### What to do
Exactly repeat the material, dropping every picture from the copy.

═══ Supplied data

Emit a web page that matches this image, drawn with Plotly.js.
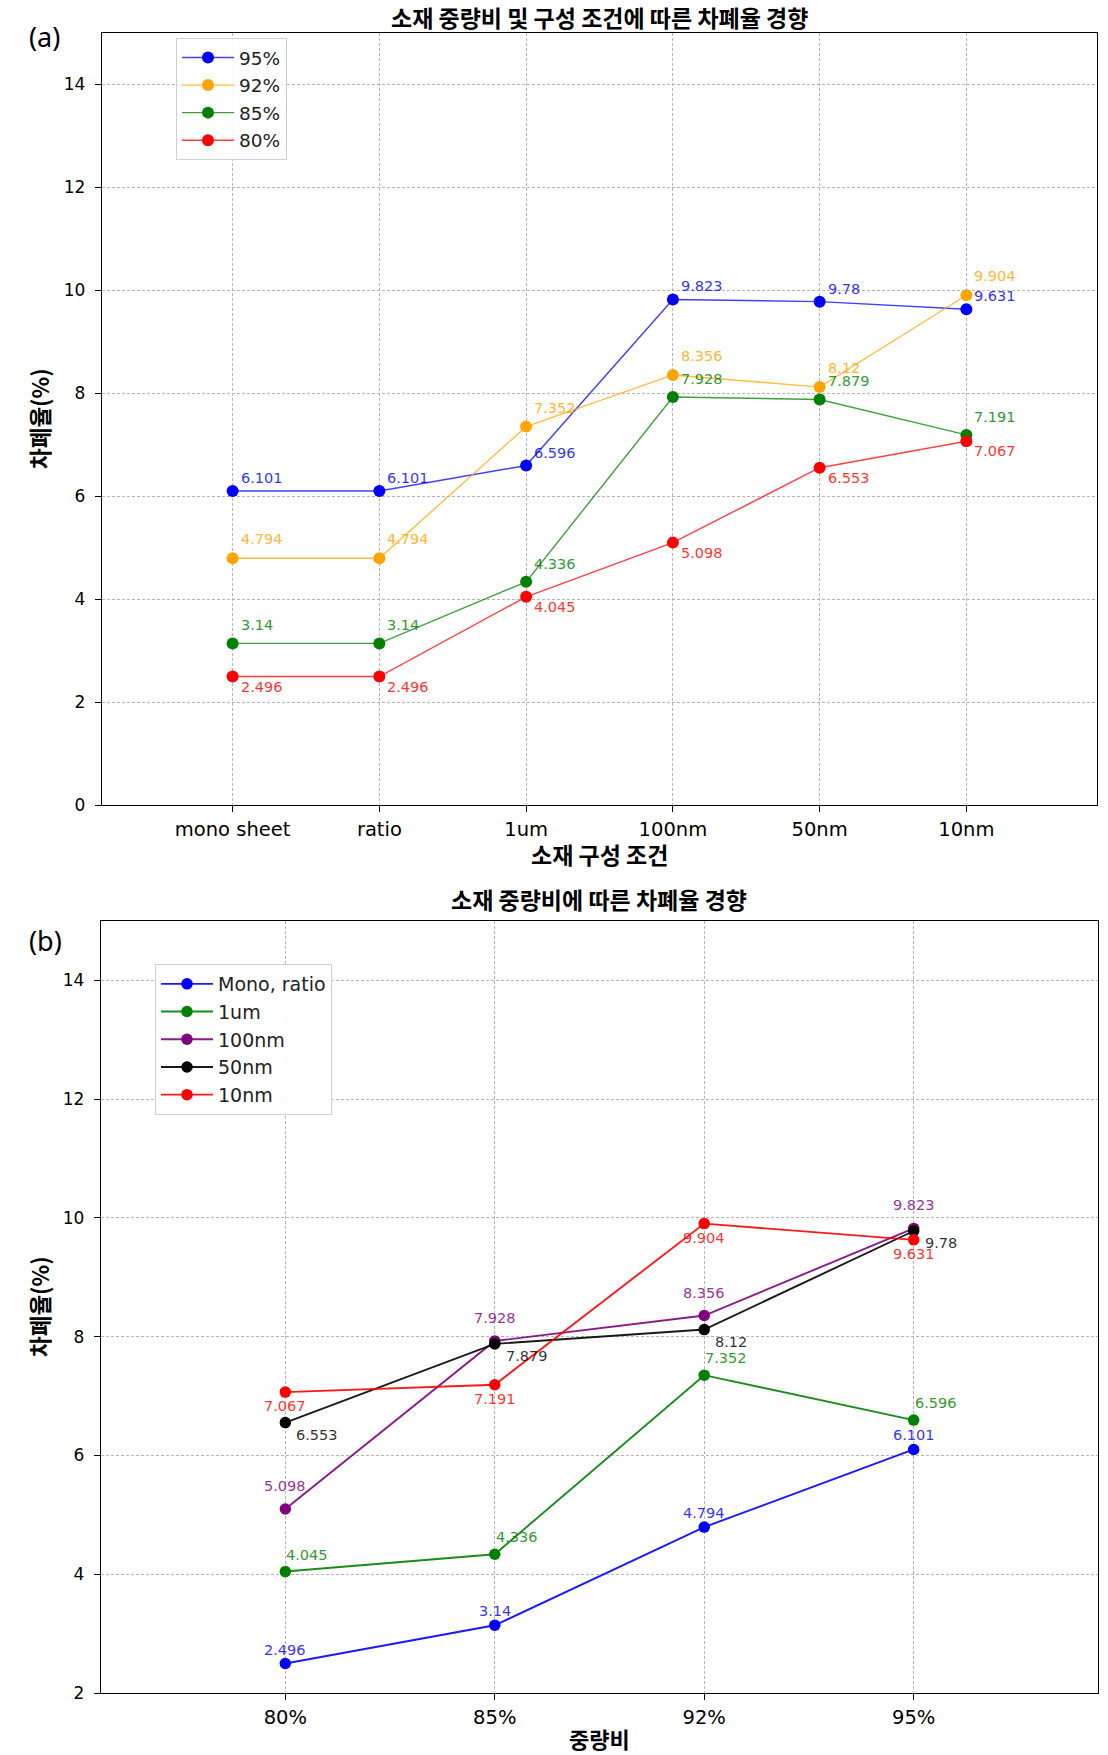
<!DOCTYPE html>
<html>
<head>
<meta charset="utf-8">
<script src="https://cdn.plot.ly/plotly-3.0.1.min.js"></script>
<style>html,body{margin:0;padding:0;background:#fff;}#chart{width:1108px;height:1755px;}</style>
</head>
<body>
<div id="chart"></div>
<script>
// ---------- data ----------
const categoriesA = ["mono sheet", "ratio", "1um", "100nm", "50nm", "10nm"];
const seriesA95 = [6.101, 6.101, 6.596, 9.823, 9.78, 9.631];
const seriesA92 = [4.794, 4.794, 7.352, 8.356, 8.12, 9.904];
const seriesA85 = [3.14, 3.14, 4.336, 7.928, 7.879, 7.191];
const seriesA80 = [2.496, 2.496, 4.045, 5.098, 6.553, 7.067];
const namesA = ["95%", "92%", "85%", "80%"];

const categoriesB = ["80%", "85%", "92%", "95%"];
const seriesBMono = [2.496, 3.14, 4.794, 6.101];
const seriesB1um = [4.045, 4.336, 7.352, 6.596];
const seriesB100nm = [5.098, 7.928, 8.356, 9.823];
const seriesB50nm = [6.553, 7.879, 8.12, 9.78];
const seriesB10nm = [7.067, 7.191, 9.904, 9.631];
const namesB = ["Mono, ratio", "1um", "100nm", "50nm", "10nm"];

const titleA = "소재 중량비 및 구성 조건에 따른 차폐율 경향";
const titleB = "소재 중량비에 따른 차폐율 경향";
const xTitleA = "소재 구성 조건";
const xTitleB = "중량비";
const yTitle = "차폐율(%)";

// ---------- styles ----------
const KR = '"Noto Sans CJK KR", "Noto Sans", sans-serif';
const DJ = '"DejaVu Sans", sans-serif';

const specA = [
  {name: namesA[0], y: seriesA95, color: "#0000ff", rgb: "0,0,255", xa: "left", dx: 6, dy: 13},
  {name: namesA[1], y: seriesA92, color: "#ffa500", rgb: "255,165,0", xa: "left", dx: 6, dy: 19},
  {name: namesA[2], y: seriesA85, color: "#008000", rgb: "0,128,0", xa: "left", dx: 6, dy: 18},
  {name: namesA[3], y: seriesA80, color: "#ff0000", rgb: "255,0,0", xa: "left", dx: 6, dy: -10}
];
const specB = [
  {name: namesB[0], y: seriesBMono, color: "#0000ff", rgb: "0,0,255", xa: "center", dx: 0, dy: 14},
  {name: namesB[1], y: seriesB1um, color: "#008000", rgb: "0,128,0", xa: "left", dx: -1, dy: 17},
  {name: namesB[2], y: seriesB100nm, color: "#800080", rgb: "128,0,128", xa: "center", dx: 0, dy: 23},
  {name: namesB[3], y: seriesB50nm, color: "#000000", rgb: "0,0,0", xa: "left", dx: 9, dy: -12},
  {name: namesB[4], y: seriesB10nm, color: "#ff0000", rgb: "255,0,0", xa: "center", dx: 0, dy: -14}
];

const traces = [];
const annotations = [];

specA.forEach((s, i) => {
  traces.push({
    type: "scatter", mode: "lines+markers", name: s.name,
    x: categoriesA, y: s.y, xaxis: "x", yaxis: "y",
    legend: "legend", legendgroup: "a" + i,
    line: {color: "rgba(" + s.rgb + ",0.75)", width: 1.4},
    marker: {color: s.color, size: 12}
  });
  s.y.forEach((v, j) => {
    annotations.push({
      xref: "x", yref: "y", x: categoriesA[j], y: v, text: String(v),
      showarrow: false, xanchor: s.xa, yanchor: "middle", xshift: s.dx, yshift: s.dy,
      font: {family: DJ, size: 14.5, color: s.color}, opacity: 0.8
    });
  });
});

specB.forEach((s, i) => {
  traces.push({
    type: "scatter", mode: "lines+markers", name: s.name,
    x: categoriesB, y: s.y, xaxis: "x2", yaxis: "y2",
    legend: "legend2", legendgroup: "b" + i,
    line: {color: "rgba(" + s.rgb + ",0.9)", width: 1.9},
    marker: {color: s.color, size: 11.5}
  });
  s.y.forEach((v, j) => {
    annotations.push({
      xref: "x2", yref: "y2", x: categoriesB[j], y: v, text: String(v),
      showarrow: false, xanchor: s.xa, yanchor: "middle", xshift: s.dx, yshift: s.dy,
      font: {family: DJ, size: 14.5, color: s.color}, opacity: 0.8
    });
  });
});

// titles, axis titles and panel labels
const W = 1108, H = 1755;
function px(x) { return x / W; }
function py(y) { return 1 - y / H; }
function paperText(text, x, y, font, extra) {
  return Object.assign({xref: "paper", yref: "paper", x: px(x), y: py(y), text: text,
    showarrow: false, xanchor: "center", yanchor: "middle", font: font}, extra || {});
}
const boldKR = {family: KR, size: 23, color: "#000", weight: "bold"};
const boldKRs = {family: KR, size: 22, color: "#000", weight: "bold"};
const boldKRy = {family: KR, size: 22.5, color: "#000", weight: "bold"};
annotations.push(paperText(titleA, 599, 17, boldKR));
annotations.push(paperText(titleB, 599, 899, boldKR));
annotations.push(paperText(xTitleA, 599, 854, boldKR));
annotations.push(paperText(xTitleB, 599, 1738, boldKRs));
annotations.push(paperText(yTitle, 39, 419, boldKRy, {textangle: -90}));
annotations.push(paperText(yTitle, 39, 1307, boldKRy, {textangle: -90}));
annotations.push(paperText("(a)", 44, 37, {family: '"Noto Sans", sans-serif', size: 27, color: "#000"}));
annotations.push(paperText("(b)", 45, 940, {family: '"Noto Sans", sans-serif', size: 27, color: "#000"}));

const xCommon = {
  type: "category", showline: true, mirror: true, linecolor: "#000", linewidth: 1.3,
  ticks: "outside", ticklen: 6, tickcolor: "#000", tickwidth: 1,
  showgrid: true, gridcolor: "#b5b5b5", gridwidth: 1, griddash: "3px,2px",
  zeroline: false, tickfont: {family: DJ, size: 19.5, color: "#000"}, fixedrange: true
};
const yCommon = {
  showline: true, mirror: true, linecolor: "#000", linewidth: 1.3,
  ticks: "outside", ticklen: 6, tickcolor: "#000", tickwidth: 1, ticklabelstandoff: 6,
  showgrid: true, gridcolor: "#b5b5b5", gridwidth: 1, griddash: "3px,2px",
  zeroline: false, tickfont: {family: DJ, size: 17, color: "#000"}, dtick: 2, tick0: 0, fixedrange: true
};

const layout = {
  width: W, height: H,
  margin: {l: 0, r: 0, t: 0, b: 0},
  paper_bgcolor: "#fff", plot_bgcolor: "#fff",
  showlegend: true,
  xaxis: Object.assign({}, xCommon, {domain: [px(102), px(1097)], anchor: "y", range: [-0.89, 5.89]}),
  yaxis: Object.assign({}, yCommon, {domain: [py(805), py(33)], anchor: "x", range: [0, 15]}),
  xaxis2: Object.assign({}, xCommon, {domain: [px(101), px(1098)], anchor: "y2", range: [-0.88, 3.88]}),
  yaxis2: Object.assign({}, yCommon, {domain: [py(1693), py(921)], anchor: "x2", range: [2, 15]}),
  legend: {
    x: px(176), y: py(38), xanchor: "left", yanchor: "top",
    bgcolor: "rgba(255,255,255,0.9)", bordercolor: "#d0d0d0", borderwidth: 1,
    font: {family: DJ, size: 18.5, color: "#222"}, itemwidth: 52, tracegroupgap: 0.5,
    traceorder: "grouped"
  },
  legend2: {
    x: px(155), y: py(964), xanchor: "left", yanchor: "top",
    bgcolor: "rgba(255,255,255,0.9)", bordercolor: "#d0d0d0", borderwidth: 1,
    font: {family: DJ, size: 19, color: "#222"}, itemwidth: 52, tracegroupgap: 0,
    traceorder: "grouped"
  },
  annotations: annotations
};

Plotly.newPlot("chart", traces, layout, {displayModeBar: false, staticPlot: true});
</script>
</body>
</html>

══════

### Answer below
Emit a web page that matches this image, drawn with Plotly.js.
<!DOCTYPE html>
<html>
<head>
<meta charset="utf-8">
<script src="https://cdn.plot.ly/plotly-3.0.1.min.js"></script>
<style>html,body{margin:0;padding:0;background:#fff;}#chart{width:1108px;height:1755px;}</style>
</head>
<body>
<div id="chart"></div>
<script>
// ---------- data ----------
const categoriesA = ["mono sheet", "ratio", "1um", "100nm", "50nm", "10nm"];
const seriesA95 = [6.101, 6.101, 6.596, 9.823, 9.78, 9.631];
const seriesA92 = [4.794, 4.794, 7.352, 8.356, 8.12, 9.904];
const seriesA85 = [3.14, 3.14, 4.336, 7.928, 7.879, 7.191];
const seriesA80 = [2.496, 2.496, 4.045, 5.098, 6.553, 7.067];
const namesA = ["95%", "92%", "85%", "80%"];

const categoriesB = ["80%", "85%", "92%", "95%"];
const seriesBMono = [2.496, 3.14, 4.794, 6.101];
const seriesB1um = [4.045, 4.336, 7.352, 6.596];
const seriesB100nm = [5.098, 7.928, 8.356, 9.823];
const seriesB50nm = [6.553, 7.879, 8.12, 9.78];
const seriesB10nm = [7.067, 7.191, 9.904, 9.631];
const namesB = ["Mono, ratio", "1um", "100nm", "50nm", "10nm"];

const titleA = "소재 중량비 및 구성 조건에 따른 차폐율 경향";
const titleB = "소재 중량비에 따른 차폐율 경향";
const xTitleA = "소재 구성 조건";
const xTitleB = "중량비";
const yTitle = "차폐율(%)";

// ---------- styles ----------
const KR = '"Noto Sans CJK KR", "Noto Sans", sans-serif';
const DJ = '"DejaVu Sans", sans-serif';

const specA = [
  {name: namesA[0], y: seriesA95, color: "#0000ff", rgb: "0,0,255", xa: "left", dx: 6, dy: 13},
  {name: namesA[1], y: seriesA92, color: "#ffa500", rgb: "255,165,0", xa: "left", dx: 6, dy: 19},
  {name: namesA[2], y: seriesA85, color: "#008000", rgb: "0,128,0", xa: "left", dx: 6, dy: 18},
  {name: namesA[3], y: seriesA80, color: "#ff0000", rgb: "255,0,0", xa: "left", dx: 6, dy: -10}
];
const specB = [
  {name: namesB[0], y: seriesBMono, color: "#0000ff", rgb: "0,0,255", xa: "center", dx: 0, dy: 14},
  {name: namesB[1], y: seriesB1um, color: "#008000", rgb: "0,128,0", xa: "left", dx: -1, dy: 17},
  {name: namesB[2], y: seriesB100nm, color: "#800080", rgb: "128,0,128", xa: "center", dx: 0, dy: 23},
  {name: namesB[3], y: seriesB50nm, color: "#000000", rgb: "0,0,0", xa: "left", dx: 9, dy: -12},
  {name: namesB[4], y: seriesB10nm, color: "#ff0000", rgb: "255,0,0", xa: "center", dx: 0, dy: -14}
];

const traces = [];
const annotations = [];

specA.forEach((s, i) => {
  traces.push({
    type: "scatter", mode: "lines+markers", name: s.name,
    x: categoriesA, y: s.y, xaxis: "x", yaxis: "y",
    legend: "legend", legendgroup: "a" + i,
    line: {color: "rgba(" + s.rgb + ",0.75)", width: 1.4},
    marker: {color: s.color, size: 12}
  });
  s.y.forEach((v, j) => {
    annotations.push({
      xref: "x", yref: "y", x: categoriesA[j], y: v, text: String(v),
      showarrow: false, xanchor: s.xa, yanchor: "middle", xshift: s.dx, yshift: s.dy,
      font: {family: DJ, size: 14.5, color: s.color}, opacity: 0.8
    });
  });
});

specB.forEach((s, i) => {
  traces.push({
    type: "scatter", mode: "lines+markers", name: s.name,
    x: categoriesB, y: s.y, xaxis: "x2", yaxis: "y2",
    legend: "legend2", legendgroup: "b" + i,
    line: {color: "rgba(" + s.rgb + ",0.9)", width: 1.9},
    marker: {color: s.color, size: 11.5}
  });
  s.y.forEach((v, j) => {
    annotations.push({
      xref: "x2", yref: "y2", x: categoriesB[j], y: v, text: String(v),
      showarrow: false, xanchor: s.xa, yanchor: "middle", xshift: s.dx, yshift: s.dy,
      font: {family: DJ, size: 14.5, color: s.color}, opacity: 0.8
    });
  });
});

// titles, axis titles and panel labels
const W = 1108, H = 1755;
function px(x) { return x / W; }
function py(y) { return 1 - y / H; }
function paperText(text, x, y, font, extra) {
  return Object.assign({xref: "paper", yref: "paper", x: px(x), y: py(y), text: text,
    showarrow: false, xanchor: "center", yanchor: "middle", font: font}, extra || {});
}
const boldKR = {family: KR, size: 23, color: "#000", weight: "bold"};
const boldKRs = {family: KR, size: 22, color: "#000", weight: "bold"};
const boldKRy = {family: KR, size: 22.5, color: "#000", weight: "bold"};
annotations.push(paperText(titleA, 599, 17, boldKR));
annotations.push(paperText(titleB, 599, 899, boldKR));
annotations.push(paperText(xTitleA, 599, 854, boldKR));
annotations.push(paperText(xTitleB, 599, 1738, boldKRs));
annotations.push(paperText(yTitle, 39, 419, boldKRy, {textangle: -90}));
annotations.push(paperText(yTitle, 39, 1307, boldKRy, {textangle: -90}));
annotations.push(paperText("(a)", 44, 37, {family: '"Noto Sans", sans-serif', size: 27, color: "#000"}));
annotations.push(paperText("(b)", 45, 940, {family: '"Noto Sans", sans-serif', size: 27, color: "#000"}));

const xCommon = {
  type: "category", showline: true, mirror: true, linecolor: "#000", linewidth: 1.3,
  ticks: "outside", ticklen: 6, tickcolor: "#000", tickwidth: 1,
  showgrid: true, gridcolor: "#b5b5b5", gridwidth: 1, griddash: "3px,2px",
  zeroline: false, tickfont: {family: DJ, size: 19.5, color: "#000"}, fixedrange: true
};
const yCommon = {
  showline: true, mirror: true, linecolor: "#000", linewidth: 1.3,
  ticks: "outside", ticklen: 6, tickcolor: "#000", tickwidth: 1, ticklabelstandoff: 6,
  showgrid: true, gridcolor: "#b5b5b5", gridwidth: 1, griddash: "3px,2px",
  zeroline: false, tickfont: {family: DJ, size: 17, color: "#000"}, dtick: 2, tick0: 0, fixedrange: true
};

const layout = {
  width: W, height: H,
  margin: {l: 0, r: 0, t: 0, b: 0},
  paper_bgcolor: "#fff", plot_bgcolor: "#fff",
  showlegend: true,
  xaxis: Object.assign({}, xCommon, {domain: [px(102), px(1097)], anchor: "y", range: [-0.89, 5.89]}),
  yaxis: Object.assign({}, yCommon, {domain: [py(805), py(33)], anchor: "x", range: [0, 15]}),
  xaxis2: Object.assign({}, xCommon, {domain: [px(101), px(1098)], anchor: "y2", range: [-0.88, 3.88]}),
  yaxis2: Object.assign({}, yCommon, {domain: [py(1693), py(921)], anchor: "x2", range: [2, 15]}),
  legend: {
    x: px(176), y: py(38), xanchor: "left", yanchor: "top",
    bgcolor: "rgba(255,255,255,0.9)", bordercolor: "#d0d0d0", borderwidth: 1,
    font: {family: DJ, size: 18.5, color: "#222"}, itemwidth: 52, tracegroupgap: 0.5,
    traceorder: "grouped"
  },
  legend2: {
    x: px(155), y: py(964), xanchor: "left", yanchor: "top",
    bgcolor: "rgba(255,255,255,0.9)", bordercolor: "#d0d0d0", borderwidth: 1,
    font: {family: DJ, size: 19, color: "#222"}, itemwidth: 52, tracegroupgap: 0,
    traceorder: "grouped"
  },
  annotations: annotations
};

Plotly.newPlot("chart", traces, layout, {displayModeBar: false, staticPlot: true});
</script>
</body>
</html>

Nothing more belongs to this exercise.